Modular framework for building and scaling web scraping workloads over CLI, HTTP & WebSockets.
To install this in your project, make sure you have Node.js installed on your workstation and run below command:
yarn add @swipefintech/scrapist
# or if using yarn
npm install @swipefintech/scrapist --save
First you need to implement your scraping jobs (commands) classes.
You should extend either ScrapeUsingBrowserCommand
class or ScrapeUsingHttpClientCommand
to create your jobs as below.
import { IInput, IOutput, Status, ScrapeUsingHttpClientCommand, HttpClient } from '@swipefintech/scrapist'
export default class YourCommand extends ScrapeUsingHttpClientCommand {
async handle (input: IInput, client: HttpClient): Promise<IOutput> {
const { body } = await this.sendRequest(client, {
// request options
})
return {
data: body,
status: Status.SUCCESS
}
}
}
You can persist session data i.e., cookies between commands automatically by using the @StoreCookies(<unique-key>)
decorator.
The key
that you specify in the decorator is the key name in your input whose value has to be used as a unique identifier to load/save data.
import { StoreCookies } from '@swipefintech/scrapist'
@StoreCookies("accountId")
export default class YourCommand extends ScrapeUsingHttpClientCommand {
// command implementation
}
You can also validate data present in your input, powered by Joi by overriding the rules()
method in your command as below.
import Joi, { PartialSchemaMap } from 'joi'
import { ScrapeUsingHttpClientCommand } from '@swipefintech/scrapist'
export default class YourCommand extends ScrapeUsingHttpClientCommand {
rules (): PartialSchemaMap {
return {
email: Joi.string().email().required(),
password: Joi.string().required(),
...super.rules() // make sure to keep this
}
}
}
For bigger projects, it is advised to organise commands into modules like below:
import { IEngine, IModule } from '@swipefintech/scrapist'
import YourCommandNo1 from './YourCommandNo1'
import YourCommandNo2 from './YourCommandNo2'
export default class YourModule implements IModule {
register (engine: IEngine): void {
engine.register('YourCommandNo1', new YourCommandNo1())

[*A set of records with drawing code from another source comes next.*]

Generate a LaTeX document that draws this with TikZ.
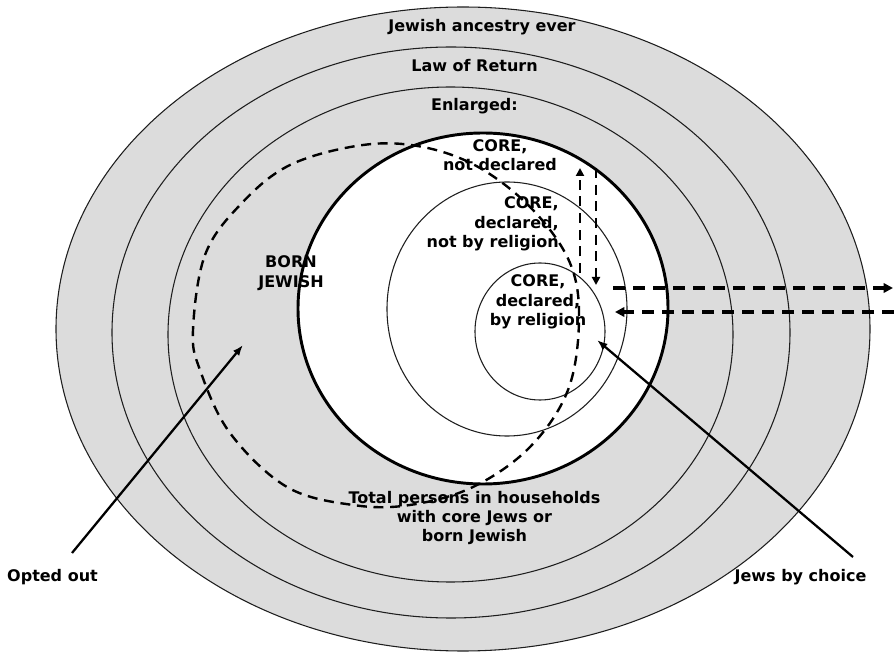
\documentclass[tikz,border=0pt]{standalone}
\usepackage{fontspec}
\setmainfont{DejaVu Sans}
\definecolor{ringGray}{RGB}{220,220,220}
\definecolor{lineDark}{RGB}{30,30,30}
\usepackage{tikz}
\usetikzlibrary{arrows.meta,positioning,calc}
\tikzset{
  ring/.style={draw=lineDark, line width=0.8pt},
  lbl/.style={font=\bfseries\fontsize{12}{14.6}\selectfont, align=center, inner sep=0pt},
  bornline/.style={line width=1.8pt, dash pattern=on 7.5pt off 5pt},
  flowline/.style={line width=1.7pt, dash pattern=on 7.5pt off 5pt, -{Triangle[length=6pt,width=6pt]}},
  sideline/.style={line width=2.6pt, dash pattern=on 9pt off 6pt, -{Triangle[length=7pt,width=7pt]}},
  pointer/.style={line width=1.7pt, -{Latex[length=8pt,width=6pt]}}
}

\begin{document}
\begin{tikzpicture}[x=0.75pt, y=-0.75pt]
  \useasboundingbox (0,0) rectangle (894,652);

  % nested rings
  \draw[ring, fill=ringGray] (463,329) ellipse [x radius=407, y radius=322];
  \draw[ring] (451,332.5) ellipse [x radius=339, y radius=285.5];
  \draw[ring] (450.5,334.5) ellipse [x radius=282.5, y radius=247.5];
  \draw[line width=2.2pt, fill=white] (483,308.5) ellipse [x radius=185, y radius=175.5];
  \draw[ring] (507,309) ellipse [x radius=120, y radius=127];
  \draw[ring] (540,331.5) ellipse [x radius=65, y radius=68.5];

  % born Jewish boundary
  \draw[bornline] plot[smooth cycle, tension=0.6] coordinates {
    (193,330) (205,255) (240,205) (290,165) (363,145) (423,147) (480,168)
    (533,210) (570,263) (579,320) (568,390) (530,447) (473,487) (410,505)
    (353,505) (287,487) (230,433) (200,370)};

  % labels
  \node[lbl] (ancestry) at (482,27) {Jewish ancestry ever};
  \node[lbl] (lawreturn) at (474.5,66) {Law of Return};
  \node[lbl] (enlarged) at (474.5,106) {Enlarged:};
  \node[lbl] (notdecl) at (500,155) {CORE,\\not declared};
  \node[lbl, align=right, anchor=east] (notrelig) at (559,224) {CORE,\\declared,\\not by religion};
  \node[lbl] (byrelig) at (538,302) {CORE,\\declared,\\by religion};
  \node[lbl] (born) at (291,273) {BORN\\JEWISH};
  \node[lbl] (total) at (474.5,518) {Total persons in households\\with core Jews or\\born Jewish};
  \node[lbl] (optout) at (52.5,577) {Opted out};
  \node[lbl] (bychoice) at (800.5,577) {Jews by choice};

  % flows between core groups
  \coordinate (upBot) at (580,273);
  \coordinate (upTop) at (580,168);
  \coordinate (dnTop) at (596,168);
  \coordinate (dnBot) at (596,285);
  \coordinate (outL) at (613,288);
  \coordinate (outR) at (893,288);
  \coordinate (inR) at (894,312);
  \coordinate (inL) at (615,312);
  \draw[flowline] (upBot) -- (upTop);
  \draw[flowline] (dnTop) -- (dnBot);
  \draw[sideline] (outL) -- (outR);
  \draw[sideline] (inR) -- (inL);

  % pointers from the side labels
  \coordinate (optTail) at (72,553);
  \coordinate (optHead) at (243,345);
  \coordinate (choiceTail) at (853,557);
  \coordinate (choiceHead) at (597,340);
  \draw[pointer] (optTail) -- (optHead);
  \draw[pointer] (choiceTail) -- (choiceHead);
\end{tikzpicture}
\end{document}
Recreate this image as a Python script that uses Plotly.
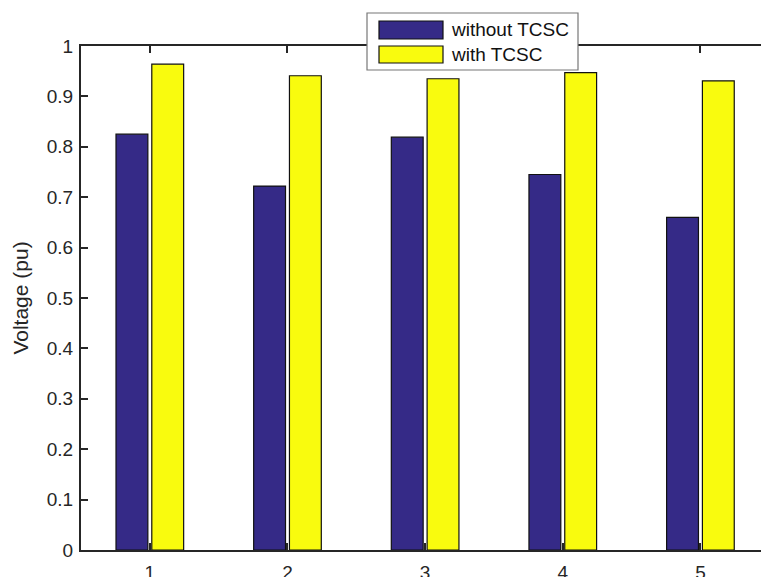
import plotly.graph_objects as go

categories = [1, 2, 3, 4, 5]
without_tcsc = [0.825, 0.722, 0.819, 0.745, 0.660]
with_tcsc = [0.964, 0.941, 0.935, 0.947, 0.931]
series_names = ["without TCSC", "with TCSC"]
y_ticks = [0, 0.1, 0.2, 0.3, 0.4, 0.5, 0.6, 0.7, 0.8, 0.9, 1]
y_tick_labels = ["0", "0.1", "0.2", "0.3", "0.4", "0.5", "0.6", "0.7", "0.8", "0.9", "1"]

BLUE = "#352A87"
YELLOW = "#F9FB0E"
AX = "#262626"
FONT = "Liberation Sans, Arial, sans-serif"

fig = go.Figure()
fig.add_trace(go.Bar(x=categories, y=without_tcsc, name=series_names[0],
                     marker=dict(color=BLUE, line=dict(color="#111111", width=1.2)),
                     showlegend=False))
fig.add_trace(go.Bar(x=categories, y=with_tcsc, name=series_names[1],
                     marker=dict(color=YELLOW, line=dict(color="#111111", width=1.2)),
                     showlegend=False))

W, H = 761, 577
L, R, T, B = 81, 0, 46, 27
PW, PH = W - L - R, H - T - B

fig.update_layout(
    width=W, height=H,
    margin=dict(l=L, r=R, t=T, b=B),
    paper_bgcolor="white", plot_bgcolor="white",
    barmode="group", bargap=0.48, bargroupgap=0.11,
    font=dict(family=FONT, size=19, color=AX),
    xaxis=dict(range=[0.5, 5.44], tickvals=categories, ticktext=[str(c) for c in categories],
               ticks="inside", ticklen=7, tickwidth=1.5, tickcolor=AX,
               showline=True, linecolor=AX, linewidth=2, mirror="ticks",
               showgrid=False, zeroline=False, automargin=False,
               tickfont=dict(size=19, color=AX), ticklabelstandoff=4),
    yaxis=dict(range=[0, 1], tickvals=y_ticks, ticktext=y_tick_labels,
               ticks="inside", ticklen=7, tickwidth=1.5, tickcolor=AX,
               showline=True, linecolor=AX, linewidth=2, mirror=False,
               showgrid=False, zeroline=False, automargin=False,
               tickfont=dict(size=19, color=AX), ticklabelstandoff=2,
               title=dict(text="Voltage (pu)", font=dict(size=21, color=AX), standoff=12)),
)

# Custom MATLAB-style legend; pixel positions converted to paper (plot-area) coordinates
def px(x):
    return (x - L) / PW

def py(y):
    return (H - B - y) / PH

shapes = [
    dict(type="rect", xref="paper", yref="paper", x0=px(367), x1=px(578), y0=py(70), y1=py(13),
         fillcolor="white", line=dict(color="#777777", width=1.2), layer="above"),
    dict(type="rect", xref="paper", yref="paper", x0=px(379), x1=px(443), y0=py(39), y1=py(21),
         fillcolor=BLUE, line=dict(color="#111111", width=1.2), layer="above"),
    dict(type="rect", xref="paper", yref="paper", x0=px(379), x1=px(443), y0=py(63), y1=py(46),
         fillcolor=YELLOW, line=dict(color="#111111", width=1.2), layer="above"),
]
annotations = [
    dict(xref="paper", yref="paper", x=px(449), y=py(30), text=series_names[0], showarrow=False,
         xanchor="left", yanchor="middle", font=dict(size=19, color="#111111", family=FONT)),
    dict(xref="paper", yref="paper", x=px(449), y=py(54.5), text=series_names[1], showarrow=False,
         xanchor="left", yanchor="middle", font=dict(size=19, color="#111111", family=FONT)),
]
fig.update_layout(shapes=shapes, annotations=annotations)

fig.write_html("out.html", config={"displayModeBar": False},
               post_script="document.body.style.margin='0';document.body.style.overflow='hidden';")
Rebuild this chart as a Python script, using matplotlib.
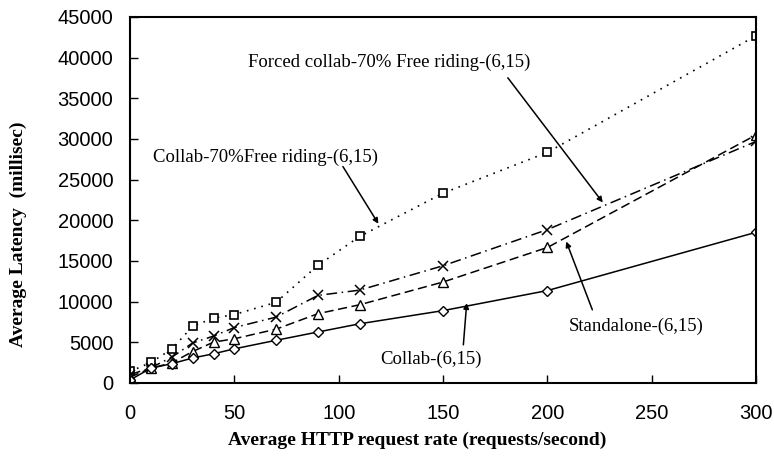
import matplotlib.pyplot as plt

# debit de requetes HTTP (requetes/seconde)
rate = [0, 10, 20, 30, 40, 50, 70, 90, 110, 150, 200, 300]

# latence moyenne (ms)
forced_collab = [1400, 2500, 4150, 6950, 7950, 8400, 9900, 14450, 18000, 23330, 28350, 42700]
collab_free = [1000, 1850, 3150, 4900, 5750, 6800, 8080, 10750, 11400, 14400, 18850, 29700]
standalone = [700, 1800, 2450, 3850, 5000, 5420, 6600, 8500, 9600, 12400, 16650, 30500]
collab = [350, 1800, 2350, 3050, 3570, 4180, 5230, 6250, 7260, 8880, 11350, 18520]

fig = plt.figure(figsize=(7.74, 4.59), dpi=100)
ax = fig.add_axes([0.168, 0.166, 0.809, 0.797])

ax.plot(rate, forced_collab, color="black", lw=1.2, ls=(0, (1, 3.5)),
        marker="s", ms=5.5, mfc="white", mec="black", mew=1.2)
ax.plot(rate, collab_free, color="black", lw=1.1, ls=(0, (7, 3, 1, 3)),
        marker="x", ms=7, mec="black", mew=1.1)
ax.plot(rate, standalone, color="black", lw=1.1, ls=(0, (6, 3)),
        marker="^", ms=6.5, mfc="white", mec="black", mew=1)
ax.plot(rate, collab, color="black", lw=1.1, ls="-",
        marker="D", ms=5, mfc="white", mec="black", mew=1)

ax.set_xlim(0, 300)
ax.set_ylim(0, 45000)
ax.set_xticks(range(0, 301, 50))
ax.set_yticks(range(0, 45001, 5000))
ax.tick_params(direction="in", length=6, width=1, labelsize=14.5)
ax.tick_params(axis="x", pad=15.5)
ax.tick_params(axis="y", pad=12)
for lab in ax.get_xticklabels() + ax.get_yticklabels():
    lab.set_family("Liberation Sans")
for s in ax.spines.values():
    s.set_linewidth(1.5)

ax.set_xlabel("Average HTTP request rate (requests/second)", family="Liberation Serif",
              fontweight="bold", fontsize=14, va="center")
ax.set_ylabel("Average Latency  (millisec)", family="Liberation Serif",
              fontweight="bold", fontsize=14, va="center")
ax.xaxis.set_label_coords(0.458, -0.156)
ax.yaxis.set_label_coords(-0.179, 0.407)

fnt = dict(family="Liberation Serif", fontsize=13.5, ha="center", va="center")
arr = dict(arrowstyle="-|>", color="black", lw=1.1, mutation_scale=8, shrinkA=0, shrinkB=0)

ax.text(124, 39360, "Forced collab-70% Free riding-(6,15)", **fnt)
ax.annotate("", xy=(226.5, 22180), xytext=(181, 37520), arrowprops=arr)

ax.text(65, 27680, "Collab-70%Free riding-(6,15)", **fnt)
ax.annotate("", xy=(119, 19560), xytext=(102, 26600), arrowprops=arr)

ax.text(242.5, 6890, "Standalone-(6,15)", **fnt)
ax.annotate("", xy=(209, 17380), xytext=(221.5, 8980), arrowprops=arr)

ax.text(144, 2830, "Collab-(6,15)", **fnt)
ax.annotate("", xy=(161.3, 9800), xytext=(159.7, 4670), arrowprops=arr)

fig.savefig("out.png", dpi=100)
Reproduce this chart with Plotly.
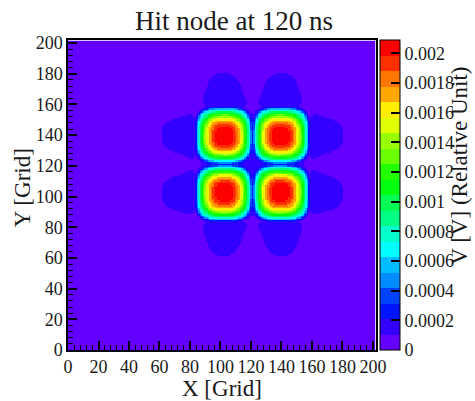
import colorsys
import numpy as np
import plotly.graph_objects as go

# ---------------- data ----------------
title_text = "Hit node at 120 ns"
x_title = "X [Grid]"
y_title = "Y [Grid]"
z_title = "V [V] (Relative Unit)"

x_nodes = np.arange(0, 202)          # grid node index along X
y_nodes = np.arange(0, 202)          # grid node index along Y
peak_x = [102, 140]                  # hit node columns
peak_y = [102, 140]                  # hit node rows
peak_max = 0.00209                   # maximum voltage in the map
core_width = 16.5                    # core scale (grid units)
core_power = 3
core_cutoff = 17.8                   # rounded-square edge of the core
tail_level = 0.08                    # relative level of the cross-shaped tail
tail_start = 19.0
tail_width = 50
tail_power = 4

z_max = 0.00209
n_levels = 20
axis_ticks = [0, 20, 40, 60, 80, 100, 120, 140, 160, 180, 200]
cbar_tickvals = [0, 0.0002, 0.0004, 0.0006, 0.0008, 0.001, 0.0012, 0.0014, 0.0016, 0.0018, 0.002]
cbar_ticktext = ["0", "0.0002", "0.0004", "0.0006", "0.0008", "0.001",
                 "0.0012", "0.0014", "0.0016", "0.0018", "0.002"]


def g(d):
    return np.exp(-(np.abs(d) / core_width) ** core_power)


def t(d):
    d = np.abs(d)
    return np.exp(-(d / tail_width) ** tail_power) / (1 + np.exp(-(d - tail_start) / 0.8))


def node_field(dx, dy):
    r4 = (np.abs(dx) ** 4 + np.abs(dy) ** 4) ** 0.25
    core = g(dx) * g(dy) / (1 + np.exp((r4 - core_cutoff) / 0.6))
    tail = t(dx) * g(dy) + g(dx) * t(dy)
    return (1 - tail_level) * core + tail_level * tail


X, Y = np.meshgrid(x_nodes, y_nodes)
field = np.zeros_like(X, dtype=float)
for px in peak_x:
    for py in peak_y:
        field += node_field(X - px, Y - py)
field = field / field.max() * peak_max

# ROOT "pretty" palette (50 HLS colours) sampled at 20 contour levels
def root_color(i):
    idx = int((i + 0.99) * 50 / n_levels)
    hue = 280 - (idx + 1) * (280 / 50)
    r, gg, b = colorsys.hls_to_rgb(max(hue, 0) / 360.0, 0.5, 1.0)
    return "rgb(%d,%d,%d)" % (round(r * 255), round(gg * 255), round(b * 255))

colorscale = []
for i in range(n_levels):
    c = root_color(i)
    colorscale.append([i / n_levels, c])
    colorscale.append([(i + 1) / n_levels, c])

FONT = "Liberation Serif, Times New Roman, serif"
TXT = "#1a1a1a"

fig = go.Figure(go.Heatmap(
    x=x_nodes, y=y_nodes, z=field,
    zmin=0, zmax=z_max, zsmooth=False,
    colorscale=colorscale,
    colorbar=dict(
        x=1.01, xanchor="left", y=0.5, yanchor="middle",
        len=1.0, lenmode="fraction", thickness=20, thicknessmode="pixels",
        outlinewidth=1, outlinecolor="black",
        tickvals=cbar_tickvals, ticktext=cbar_ticktext,
        ticks="inside", ticklen=9, tickwidth=2, tickcolor="black",
        tickfont=dict(family=FONT, size=18, color=TXT),
        xpad=0, ypad=0,
    ),
))

axis_common = dict(
    range=[0, 202], tickvals=axis_ticks, ticks="inside", ticklen=9,
    tickwidth=1.5, tickcolor="black", tickangle=0,
    minor=dict(ticks="inside", dtick=4, ticklen=5, tickcolor="black", tickwidth=1),
    showline=True, linecolor="black", linewidth=1.5, mirror=True,
    showgrid=False, zeroline=False,
    tickfont=dict(family=FONT, size=18, color=TXT),
)

fig.update_layout(
    width=475, height=401,
    margin=dict(l=68, r=98, t=40, b=51),
    paper_bgcolor="white", plot_bgcolor="white",
    xaxis=dict(**axis_common),
    yaxis=dict(**axis_common),
    title=dict(text=title_text, x=234 / 475, xanchor="center",
               y=1 - 21 / 401, yanchor="middle",
               font=dict(family=FONT, size=27, color=TXT)),
    annotations=[
        dict(text=x_title, xref="paper", yref="paper",
             x=(222 - 68) / 309, y=-(388 - 350) / 310, xanchor="center", yanchor="middle",
             showarrow=False, font=dict(family=FONT, size=23, color=TXT)),
        dict(text=y_title, xref="paper", yref="paper",
             x=-(68 - 22) / 309, y=(350 - 188) / 310, xanchor="center", yanchor="middle",
             textangle=-90, showarrow=False, font=dict(family=FONT, size=23, color=TXT)),
        dict(text=z_title, xref="paper", yref="paper",
             x=(460 - 68) / 309, y=(350 - 166) / 310, xanchor="center", yanchor="middle",
             textangle=-90, showarrow=False, font=dict(family=FONT, size=23, color=TXT)),
    ],
)

fig.write_html("out.html", config={"displayModeBar": False},
               post_script="document.body.style.margin='0';")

engine.register('YourCommandNo2', new YourCommandNo2())
// and so on
}
}
Now that you have defined your commands, you need to create an instance of Engine
class, register your commands
(or mount modules) and handle the input.
import { Engine, IInput, IOutput } from '@swipefintech/scrapist'
import YourCommand1 from './YourCommand1'
import YourCommand2 from './YourCommand2'
import YourModule from './YourModule'
const engine = new Engine()
// either register commands
engine.register('YourCommand1', new YourCommand1())
engine.register('YourCommand2', new YourCommand2())
// or mount the module
engine.mount('YourModule', new YourModule())
const input: IInput = {
command: 'YourCommand1', // or 'YourModule/YourCommand1' is using modules,
data: {
username: 'name@example.com',
password: 'super_secret',
},
externalId: 'Premium-User-123', // if using @StoreCookies(...) decorator
}
engine.handle(input)
.then((output: IOutput) => {
// deal with output
})
If you are using the @StoreCookies(<unique-key>)
decorator, you also need to provide a Cache
implementation (from cache-manager) when creating Engine
object as below.
import path from 'path'
import { caching } from 'cache-manager'
import store from 'cache-manager-fs-hash'
import { Engine } from '@swipefintech/scrapist'
// create a file-system (or any other)
const cache = caching({
store,
options: {
path: path.join(__dirname, 'cache'),
subdirs: true
}
})
const engine = new Engine(cache)
This project also includes samples on implementing and using scrapist via CLI, HTTP (using Express) and WebSockets (using ws) frontends.
Clone this repository and follow below instructions to test the sample apps on your local workstation.
To run the command-line sample, run below command(s) inside cloned folder:
npm run start:cli -- \
ExampleDotCom/GetHomePageLinkUsingBrowser \
--session=Premium-User-123
npm run start:cli -- \
ExampleDotCom/GetHomePageLinkUsingHttpClient \
--referer=https://example.com/
To run the web (API) sample, run below command(s) inside cloned folder:
# start development server
npm run start:web
# run test commands (in another terminal)
curl http://localhost:3000/ExampleDotCom/GetHomePageLinkUsingBrowser \
-H "Content-Type: application/json" \
-d '{"session": "Premium-User-123"}'
curl http://localhost:3000/ExampleDotCom/GetHomePageLinkUsingHttpClient \
-H "Content-Type: application/json" \
-d '{"referer": "https://example.com/"}'
To run the web-socket sample, run below command(s) inside cloned folder:
# start development server
npm run start:ws
# connect to web-socket server
npx wscat -c ws://localhost:3000/
# run test commands
{"command": "ExampleDotCom/GetHomePageLinkUsingBrowser", "session": "Premium-User-123"}
{"command": "ExampleDotCom/GetHomePageLinkUsingHttpClient", "referer": "https://example.com/"}
Please see LICENSE file.